I once asked Willie if he’d thought about planting organically. “I thought about it …” he said, and faded out. That didn’t even merit a real answer. What Willie wants is yield. If his corn stalks are seven or eight feet tall, and if Miracle-Gro helps them along, well, so much the better, and he’ll keep a row of gallon water bottles filled with a greenish chemical stew ready to bathe the crops. Willie believes the fertilizer helps compensate for a soil laced with bits of 275 West 122nd Street, the tenement building that once stood on this lot and long ago crumbled into the earth, and now also 273 West 122nd Street, the new building taking shape next door, shedding bits of cement and brick as it grows taller. Willie’s pest control system, however, is chemical-free: a pile of stones he stockpiles to lob at birds and squirrels.

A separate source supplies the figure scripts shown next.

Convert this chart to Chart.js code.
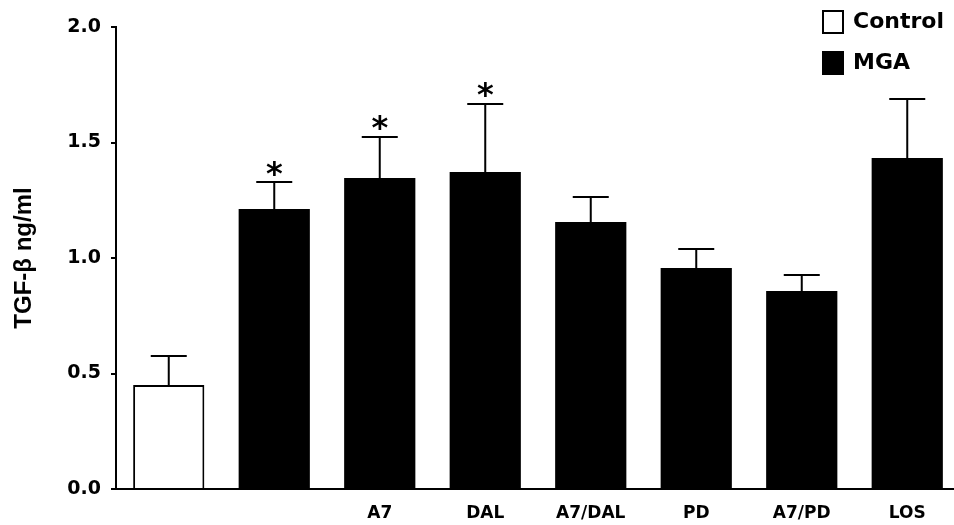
<!DOCTYPE html>
<html><head><meta charset="utf-8">
<script src="https://cdn.jsdelivr.net/npm/chart.js@4"></script>
<style>
html,body{margin:0;padding:0;background:#fff;overflow:hidden;}
#wrap{position:relative;width:961px;height:525px;}
</style></head><body>
<div id="wrap"><canvas id="c"></canvas></div>
<script>
const categories = ["", "", "A7", "DAL", "A7/DAL", "PD", "A7/PD", "LOS"];
const controlValues = [0.450, null, null, null, null, null, null, null];
const controlErrors = [0.126, null, null, null, null, null, null, null];
const mgaValues = [null, 1.212, 1.346, 1.372, 1.156, 0.957, 0.857, 1.433];
const mgaErrors = [null, 0.117, 0.178, 0.295, 0.108, 0.082, 0.069, 0.255];
const significant = [false, true, true, true, false, false, false, false];
const yTicks = [0, 0.5, 1.0, 1.5, 2.0];
const yTitle = "TGF-\u03B2 ng/ml";
const legendLabels = ["Control", "MGA"];

const errorBars = {
  id: 'errorBars',
  afterDatasetsDraw(chart) {
    const ctx = chart.ctx, ys = chart.scales.y;
    const errs = [controlErrors, mgaErrors];
    ctx.save();
    ctx.strokeStyle = '#000'; ctx.lineWidth = 2; ctx.lineCap = 'butt';
    chart.data.datasets.forEach((ds, i) => {
      const meta = chart.getDatasetMeta(i);
      meta.data.forEach((el, j) => {
        const v = ds.data[j];
        if (v === null || errs[i][j] === null) return;
        const yt = ys.getPixelForValue(v + errs[i][j]);
        ctx.beginPath();
        ctx.moveTo(el.x, el.y); ctx.lineTo(el.x, yt);
        ctx.moveTo(el.x - 18, yt); ctx.lineTo(el.x + 18, yt);
        ctx.stroke();
        if (significant[j]) {
          ctx.font = 'bold 32px "DejaVu Sans"';
          ctx.fillStyle = '#000';
          ctx.textAlign = 'center'; ctx.textBaseline = 'alphabetic';
          const m = ctx.measureText('*');
          const inkMid = (m.actualBoundingBoxAscent - m.actualBoundingBoxDescent) / 2;
          ctx.fillText('*', el.x, yt - 14 + inkMid);
        }
      });
    });
    ctx.restore();
  }
};

const legendPlugin = {
  id: 'customLegend',
  afterDraw(chart) {
    const ctx = chart.ctx;
    ctx.save();
    const fills = ['#fff', '#000'];
    const tops = [11, 52];
    legendLabels.forEach((lab, i) => {
      ctx.fillStyle = fills[i];
      ctx.fillRect(823, tops[i], 20, 22);
      ctx.strokeStyle = '#000'; ctx.lineWidth = 2;
      ctx.strokeRect(823, tops[i], 20, 22);
      ctx.fillStyle = '#000';
      ctx.font = 'bold 22px "DejaVu Sans"';
      ctx.textAlign = 'left'; ctx.textBaseline = 'middle';
      ctx.fillText(lab, 853, tops[i] + 11);
    });
    ctx.restore();
  }
};

new Chart(document.getElementById('c'), {
  type: 'bar',
  data: {
    labels: categories,
    datasets: [
      { label: legendLabels[0], data: controlValues, backgroundColor: '#fff', borderColor: '#000', borderWidth: 2, grouped: false },
      { label: legendLabels[1], data: mgaValues, backgroundColor: '#000', borderColor: '#000', borderWidth: 0, grouped: false }
    ]
  },
  options: {
    responsive: true, maintainAspectRatio: false, animation: false,
    categoryPercentage: 1.0, barPercentage: 0.675,
    layout: { padding: { left: 0, right: 1, top: 27, bottom: 0 } },
    plugins: { legend: { display: false }, tooltip: { enabled: false } },
    scales: {
      x: {
        grid: { display: false, drawTicks: false },
        border: { display: true, color: '#000', width: 2 },
        ticks: { color: '#000', font: { family: 'DejaVu Sans', weight: 'bold', size: 17 }, padding: 14, maxRotation: 0, autoSkip: false },
        afterFit(s) { s.height = 36; }
      },
      y: {
        min: 0, max: 2,
        afterBuildTicks(s) { s.ticks = yTicks.map(v => ({ value: v })); },
        grid: { drawOnChartArea: false, drawTicks: true, tickLength: 5, color: '#000', lineWidth: 2 },
        border: { display: true, color: '#000', width: 2 },
        ticks: { color: '#000', font: { family: 'DejaVu Sans', weight: 'bold', size: 19 }, padding: 10, callback: v => Number(v).toFixed(1) },
        title: { display: true, text: yTitle, color: '#000', font: { family: 'Liberation Sans', weight: 'bold', size: 24 }, padding: { top: 10, bottom: 0 } },
        afterFit(s) { s.width = 116; }
      }
    }
  },
  plugins: [errorBars, legendPlugin]
});
</script>
</body></html>
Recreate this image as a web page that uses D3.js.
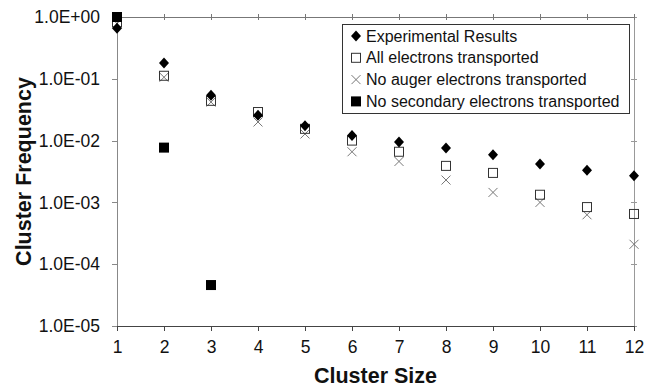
<!DOCTYPE html>
<html>
<head>
<meta charset="utf-8">
<script src="https://cdn.jsdelivr.net/npm/d3@7"></script>
<style>
  body { margin: 0; background: #fff; }
  svg { display: block; font-family: "Liberation Sans", Arial, sans-serif; }
  .axis path, .axis line { shape-rendering: crispEdges; }
</style>
</head>
<body>
<svg id="chart"></svg>
<script>
// Cluster sizes and frequencies
const clusterSizes = [1, 2, 3, 4, 5, 6, 7, 8, 9, 10, 11, 12];
const experimental = [0.66, 0.18, 0.054, 0.0256, 0.0174, 0.0121, 0.0095, 0.0076, 0.0059, 0.0042, 0.0033, 0.0027];
const allElectrons = [0.82, 0.112, 0.044, 0.029, 0.0155, 0.010, 0.0066, 0.0039, 0.0030, 0.00133, 0.00084, 0.00065];
const noAuger = [0.78, 0.106, 0.042, 0.020, 0.0128, 0.0066, 0.0046, 0.0023, 0.00145, 0.00100, 0.00063, 0.00021];
const noSecondarySizes = [1, 2, 3];
const noSecondary = [1.0, 0.0077, 0.000046];
const yTicks = [1, 1e-1, 1e-2, 1e-3, 1e-4, 1e-5];
const seriesNames = [
    'Experimental Results',
    'All electrons transported',
    'No auger electrons transported',
    'No secondary electrons transported'
];

const width = 648, height = 387;
const margin = { top: 17, right: 14, bottom: 61, left: 117 };
const innerW = width - margin.left - margin.right;
const innerH = height - margin.top - margin.bottom;

const svg = d3.select('#chart').attr('width', width).attr('height', height);
const g = svg.append('g').attr('transform', `translate(${margin.left},${margin.top})`);

const x = d3.scaleLinear().domain([1, 12]).range([0, innerW]);
const y = d3.scaleLog().domain([1e-5, 1]).range([innerH, 0]);

// 1.0E+00 style labels
const sciFormat = d => {
    const e = Math.round(Math.log10(d));
    const sign = e < 0 ? '-' : '+';
    return '1.0E' + sign + String(Math.abs(e)).padStart(2, '0');
};

// Left axis
const yAxis = g.append('g').attr('class', 'axis')
    .call(d3.axisLeft(y).tickValues(yTicks).tickFormat(sciFormat).tickSize(5).tickPadding(12));
yAxis.selectAll('path, line').attr('stroke', '#888');
yAxis.selectAll('text').attr('font-size', 17.5).attr('fill', '#111')
    .attr('font-family', '"Liberation Sans", Arial, sans-serif');

// Right axis with crossing ticks
[d3.axisLeft, d3.axisRight].forEach(fn => {
    const a = g.append('g').attr('class', 'axis')
        .attr('transform', `translate(${innerW},0)`)
        .call(fn(y).tickValues(yTicks).tickFormat('').tickSize(3).tickSizeOuter(0));
    a.selectAll('path, line').attr('stroke', '#999');
});

// Top axis with crossing ticks
[d3.axisTop, d3.axisBottom].forEach(fn => {
    const a = g.append('g').attr('class', 'axis')
        .call(fn(x).tickValues(clusterSizes).tickFormat('').tickSize(3).tickSizeOuter(0));
    a.selectAll('path, line').attr('stroke', '#777');
});

// Bottom axis
const xAxis = g.append('g').attr('class', 'axis')
    .attr('transform', `translate(0,${innerH})`)
    .call(d3.axisBottom(x).tickValues(clusterSizes).tickFormat(d3.format('d')).tickSize(5).tickSizeOuter(0).tickPadding(10));
xAxis.selectAll('path, line').attr('stroke', '#444');
xAxis.selectAll('text').attr('font-size', 17.5).attr('fill', '#111')
    .attr('font-family', '"Liberation Sans", Arial, sans-serif');

// Axis titles
svg.append('text')
    .attr('x', margin.left + innerW / 2)
    .attr('y', 383)
    .attr('text-anchor', 'middle')
    .attr('font-size', 21.5)
    .attr('font-weight', 'bold')
    .attr('fill', '#111')
    .text('Cluster Size');

svg.append('text')
    .attr('transform', `translate(31,${margin.top + innerH / 2}) rotate(-90)`)
    .attr('text-anchor', 'middle')
    .attr('font-size', 21.5)
    .attr('font-weight', 'bold')
    .attr('fill', '#111')
    .text('Cluster Frequency');

// Marker drawing helpers
const markers = {
    diamond: (sel) => sel.append('path')
        .attr('d', 'M0,-5.5 L5,0 L0,5.5 L-5,0 Z')
        .attr('fill', '#000'),
    openSquare: (sel) => sel.append('rect')
        .attr('x', -4.5).attr('y', -4.5).attr('width', 9).attr('height', 9)
        .attr('fill', 'none').attr('stroke', '#333').attr('stroke-width', 1),
    cross: (sel) => sel.append('path')
        .attr('d', 'M-4.5,-4.5 L4.5,4.5 M-4.5,4.5 L4.5,-4.5')
        .attr('fill', 'none').attr('stroke', '#777').attr('stroke-width', 1),
    filledSquare: (sel) => sel.append('rect')
        .attr('x', -5).attr('y', -5).attr('width', 10).attr('height', 10)
        .attr('fill', '#000')
};

const series = [
    { name: seriesNames[0], xs: clusterSizes, ys: experimental, marker: 'diamond' },
    { name: seriesNames[1], xs: clusterSizes, ys: allElectrons, marker: 'openSquare' },
    { name: seriesNames[2], xs: clusterSizes, ys: noAuger, marker: 'cross' },
    { name: seriesNames[3], xs: noSecondarySizes, ys: noSecondary, marker: 'filledSquare' }
];

// Draw in reverse so experimental diamonds sit on top except the filled square at 1
const drawOrder = [2, 1, 0, 3];
drawOrder.forEach(i => {
    const s = series[i];
    const pts = s.xs.map((v, j) => ({ x: v, y: s.ys[j] }));
    g.append('g').selectAll('g')
        .data(pts)
        .enter()
        .append('g')
        .attr('transform', d => `translate(${x(d.x)},${y(d.y)})`)
        .call(markers[s.marker]);
});

// Legend
const legend = svg.append('g').attr('transform', 'translate(342,24)');
legend.append('rect')
    .attr('width', 287).attr('height', 89)
    .attr('fill', '#fff').attr('stroke', '#333').attr('stroke-width', 1)
    .attr('shape-rendering', 'crispEdges');

series.forEach((s, i) => {
    const row = legend.append('g').attr('transform', `translate(0,${12 + i * 21.8})`);
    row.append('g').attr('transform', 'translate(14,0)').call(markers[s.marker]);
    row.append('text')
        .attr('x', 24)
        .attr('y', 5.5)
        .attr('font-size', 16)
        .attr('fill', '#111')
        .text(s.name);
});
</script>
</body>
</html>
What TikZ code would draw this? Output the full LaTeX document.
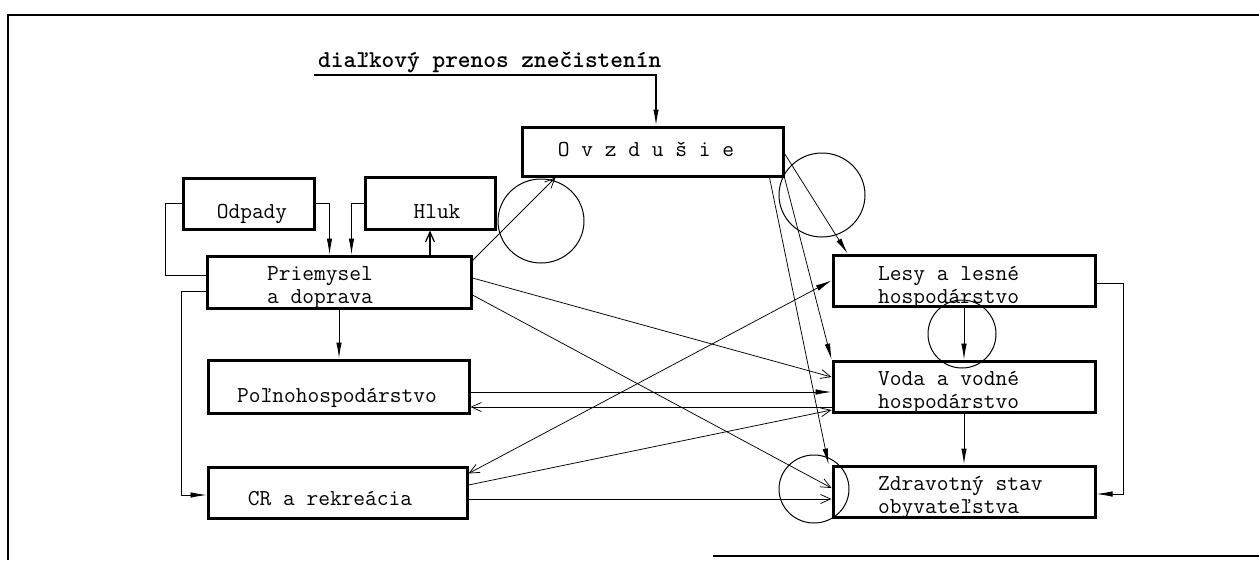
\documentclass[tikz,border=0pt]{standalone}
\usepackage{fontspec}
\usetikzlibrary{arrows.meta,calc}
\newcommand\twfont{\ttfamily\addfontfeatures{LetterSpace=4}\fontsize{22.8}{22.5}\selectfont}
\newcommand\twbold{\ttfamily\bfseries\fontsize{24.2}{26}\selectfont}
\begin{document}
\begin{tikzpicture}[x=1pt,y=-1pt,
  box/.style={draw, line width=3pt, rectangle, inner sep=0pt},
  lblw/.style={inner sep=0pt, font=\twfont, anchor=base west, align=left},
  lblc/.style={inner sep=0pt, font=\twfont, anchor=base},
  conn/.style={line width=0.75pt},
  fa/.style={conn, -{Latex[length=16pt,width=5.5pt]}},
  ba/.style={conn, -{Straight Barb[length=10pt,width=9pt]}},
  ring/.style={line width=1pt}]
\useasboundingbox (0,0) rectangle (1259,560);
% frame
\draw[line width=1.3pt] (1259,15) -- (8,15) -- (8,560);
\draw[line width=1.3pt] (713,556) -- (1259,556);

% boxes
\node[box, minimum width=261pt, minimum height=49pt] (ovz) at (652.5,151.5) {};
\node[box, minimum width=131pt, minimum height=51pt] (odp) at (248.5,203.5) {};
\node[box, minimum width=130pt, minimum height=52pt] (hluk) at (430,203) {};
\node[box, minimum width=264pt, minimum height=52pt] (prie) at (339,282) {};
\node[box, minimum width=261pt, minimum height=53pt] (pol) at (338.5,386.5) {};
\node[box, minimum width=259pt, minimum height=51pt] (cr) at (337.5,492.5) {};
\node[box, minimum width=262pt, minimum height=51pt] (les) at (964,280.5) {};
\node[box, minimum width=262pt, minimum height=51pt] (voda) at (964,386.5) {};
\node[box, minimum width=262pt, minimum height=51pt] (zdr) at (964,491.5) {};

% texts
\node[inner sep=0pt, font=\twbold, anchor=base west] (dial) at (318,67) {diaľkový prenos znečistenín};
\node[lblc] (ovzt) at (646,156) {O v z d u š i e};
\node[lblc] (odpt) at (252,218) {Odpady};
\node[lblc] (hlukt) at (437,218) {Hluk};
\node[lblw] (priet) at (267,303) {Priemysel\\a doprava};
\node[lblc] (polt) at (337,402) {Poľnohospodárstvo};
\node[lblc] (crt) at (330,505) {CR a rekreácia};
\node[lblw] (lest) at (878,303) {Lesy a lesné\\hospodárstvo};
\node[lblw] (vodat) at (878,408) {Voda a vodné\\hospodárstvo};
\node[lblw] (zdrt) at (878,513) {Zdravotný stav\\obyvateľstva};

% rings
\draw[ring] (541,221) ellipse [x radius=43pt, y radius=42pt];
\draw[ring] (822,195) ellipse [x radius=43pt, y radius=42pt];
\draw[ring] (962,334) ellipse [x radius=34pt, y radius=34pt];
\draw[ring] (814,489) ellipse [x radius=35pt, y radius=34pt];

% connectors
\coordinate (ul) at (314,75);
\draw[fa, line width=1.1pt] (ul) -| ($(ovz.north)+(3.5,0)$);
\draw[fa] (odp.east) -| ($(prie.north west)+(124,0)$);
\draw[fa] (hluk.west) -| ($(prie.north west)+(146,0)$);
\draw[ba, line width=1.3pt] (hluk.south |- prie.north) -- (hluk.south);
\draw[conn] (odp.west) -- ++(-16,0) |- ($(prie.west)+(0,-7)$);
\draw[fa] ($(prie.west)+(0,9)$) -- ++(-24,0) |- ($(cr.west)+(0,2.5)$);
\draw[fa, line width=1pt] (prie.south) -- (prie.south |- pol.north);
\draw[ba] ($(prie.north east)+(0,6)$) -- ($(ovz.south west)+(35,0)$);
\draw[fa] ($(ovz.north east)+(0,28)$) -- ($(les.north west)+(16,0)$);
\draw[fa] (ovz.south east) -- (voda.north west);
\draw[fa] ($(ovz.south east)+(-15,0)$) -- ($(zdr.north west)+(-3,0)$);
\draw[fa] (les.south) -- (voda.north);
\draw[fa, line width=1pt] (voda.south) -- (zdr.north);
\draw[fa] ($(les.east)+(0,2.5)$) -- ++(27,0) |- ($(zdr.east)+(0,2.5)$);
\draw[ba] ($(prie.east)+(0,-4)$) -- ($(voda.west)+(0,-9.5)$);
\draw[ba] ($(prie.east)+(0,13)$) -- ($(zdr.west)+(0,-3.5)$);
\draw[ba] ($(cr.east)+(0,-7.5)$) -- ($(voda.west)+(0,23.5)$);
\draw[conn, {Straight Barb[length=10pt,width=9pt]}-{Latex[length=16pt,width=6pt]}] ($(cr.north east)+(0,8)$) -- (les.west);
\draw[fa] ($(pol.east)+(0,5.5)$) -- ($(voda.west)+(0,5.5)$);
\draw[ba] ($(voda.west)+(0,20.5)$) -- ($(pol.east)+(0,20.5)$);
\draw[ba] ($(cr.east)+(0,6.5)$) -- ($(zdr.west)+(0,7.5)$);
\end{tikzpicture}
\end{document}
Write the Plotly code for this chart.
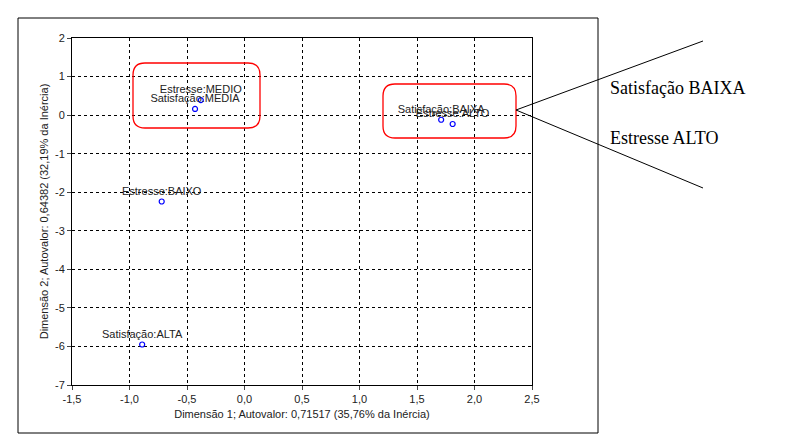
import plotly.graph_objects as go

labels = ["Estresse:MEDIO", "Satisfação:MEDIA", "Estresse:BAIXO", "Satisfação:ALTA", "Satisfação:BAIXA", "Estresse:ALTO"]
dim1 = [-0.38, -0.43, -0.72, -0.89, 1.71, 1.81]
dim2 = [0.39, 0.16, -2.24, -5.95, -0.12, -0.23]
xticks = [-1.5, -1.0, -0.5, 0.0, 0.5, 1.0, 1.5, 2.0, 2.5]
yticks = [2, 1, 0, -1, -2, -3, -4, -5, -6, -7]

L, R, T, B = 64, 261, 30, 64
W, H = 785, 441
pw, ph = W - L - R, H - T - B
def px(x): return (x - L) / pw
def py(y): return (H - B - y) / ph

fig = go.Figure(go.Scatter(
    x=dim1, y=dim2, mode="markers+text", text=labels, textposition="top center",
    textfont=dict(family="Arial", size=11, color="#222"),
    marker=dict(symbol="circle-open", size=5, color="#0000ff", line=dict(width=1.2)),
    cliponaxis=False))

def rrect(x0, y0, x1, y1, r):
    pts = f"M {px(x0+r)} {py(y0)} L {px(x1-r)} {py(y0)} Q {px(x1)} {py(y0)} {px(x1)} {py(y0+r)} " \
          f"L {px(x1)} {py(y1-r)} Q {px(x1)} {py(y1)} {px(x1-r)} {py(y1)} L {px(x0+r)} {py(y1)} " \
          f"Q {px(x0)} {py(y1)} {px(x0)} {py(y1-r)} L {px(x0)} {py(y0+r)} Q {px(x0)} {py(y0)} {px(x0+r)} {py(y0)} Z"
    return dict(type="path", xref="paper", yref="paper", path=pts, line=dict(color="red", width=1.3))

shapes = [
    rrect(125, 55, 252, 120, 12),
    rrect(375, 76, 508, 130, 12),
    dict(type="line", xref="paper", yref="paper", x0=px(508), y0=py(102), x1=px(695), y1=py(33), line=dict(color="black", width=1)),
    dict(type="line", xref="paper", yref="paper", x0=px(508), y0=py(102), x1=px(695), y1=py(180), line=dict(color="black", width=1)),
    dict(type="rect", xref="paper", yref="paper", x0=px(10), y0=py(10), x1=px(590), y1=py(425), line=dict(color="black", width=1)),
]

fig.update_layout(
    width=W, height=H, margin=dict(l=L, r=R, t=T, b=B, autoexpand=False),
    paper_bgcolor="white", plot_bgcolor="white", showlegend=False,
    font=dict(family="Arial", size=11, color="#222"), shapes=shapes,
    annotations=[
        dict(xref="paper", yref="paper", x=px(600), y=py(80), text="Satisfação BAIXA", showarrow=False,
             xanchor="left", yanchor="middle", font=dict(family="Liberation Serif", size=18, color="black")),
        dict(xref="paper", yref="paper", x=px(600), y=py(130), text="Estresse ALTO", showarrow=False,
             xanchor="left", yanchor="middle", font=dict(family="Liberation Serif", size=18, color="black")),
    ],
    xaxis=dict(range=[-1.5, 2.5], tickvals=xticks, ticktext=[f"{v:.1f}".replace(".", ",") for v in xticks],
               showgrid=True, gridcolor="black", griddash="dot", gridwidth=1, zeroline=False,
               showline=True, linecolor="black", mirror=True, ticks="outside", ticklen=4,
               title=dict(text="Dimensão 1; Autovalor: 0,71517 (35,76% da Inércia)", font=dict(size=11), standoff=6)),
    yaxis=dict(range=[-7, 2], tickvals=yticks, ticktext=[str(v) for v in yticks],
               showgrid=True, gridcolor="black", griddash="dot", gridwidth=1, zeroline=False,
               showline=True, linecolor="black", mirror=True, ticks="outside", ticklen=4,
               title=dict(text="Dimensão 2; Autovalor: 0,64382 (32,19% da Inércia)", font=dict(size=11), standoff=4)),
)
fig.write_html("out.html")
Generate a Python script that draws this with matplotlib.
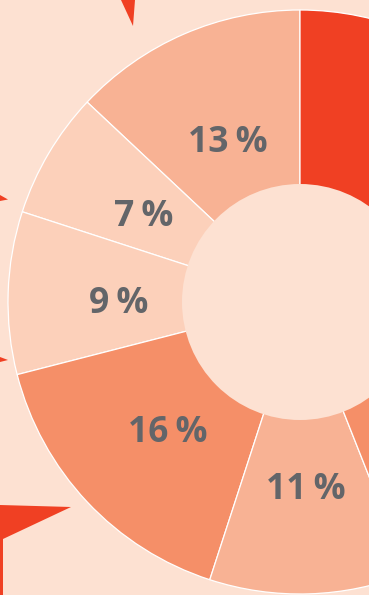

Vegetables are Willie’s currency. He carries them to the doctor’s office to give out to receptionists and nurses. “I never have to wait for an appointment,” he says. He takes them to the guys at the corner deli and can always count on a cheese sandwich stuffed with his own tomatoes. When his neighbors throw a party while Willie’s still out working the turnips, they come by to pick up stevia and mint to make mojitos and invite him to join them. Willie used to bring vegetables to the 101-year-old doyenne of his Harlem neighborhood, who wrote him a letter of support when the garden was threatened with development. “She’s a lady,” he said.

Willie delivers to his mother, his sister, his banker son, his hotel manager daughter. His brother drives up from Raleigh, North Carolina, each summer and takes home three dozen half-ripe Harlem tomatoes packed in tissue paper, swearing that they’re sweeter than the ones down south.

Preparing for a special delivery, Willie gets out a pocketknife and slashes great stalks of mint to stuff into a clean, clear plastic bag, and ties a fistful of basil with a rubber band. He chops some stevia, twist ties the stems, and puts the bouquet in a plastic water bottle filled with greenish Miracle-Gro-infused water—“a preservative,” he says—as though it’s something from the florist. He keeps handwritten customer lists on scraps of paper, with cell phone numbers to call so people come to the garden when the vegetables are ripe.

One day, a man comes walking by with a top hat, sunglasses, and greased-back long, wavy hair, sipping from a brown bag imperfectly concealing a can of beer. “I ran the bar,” says George Walker, introducing himself as a colleague of Willie’s from Top Club. “I helped him plant, too. We’re Geminis together. We spread the soil together.”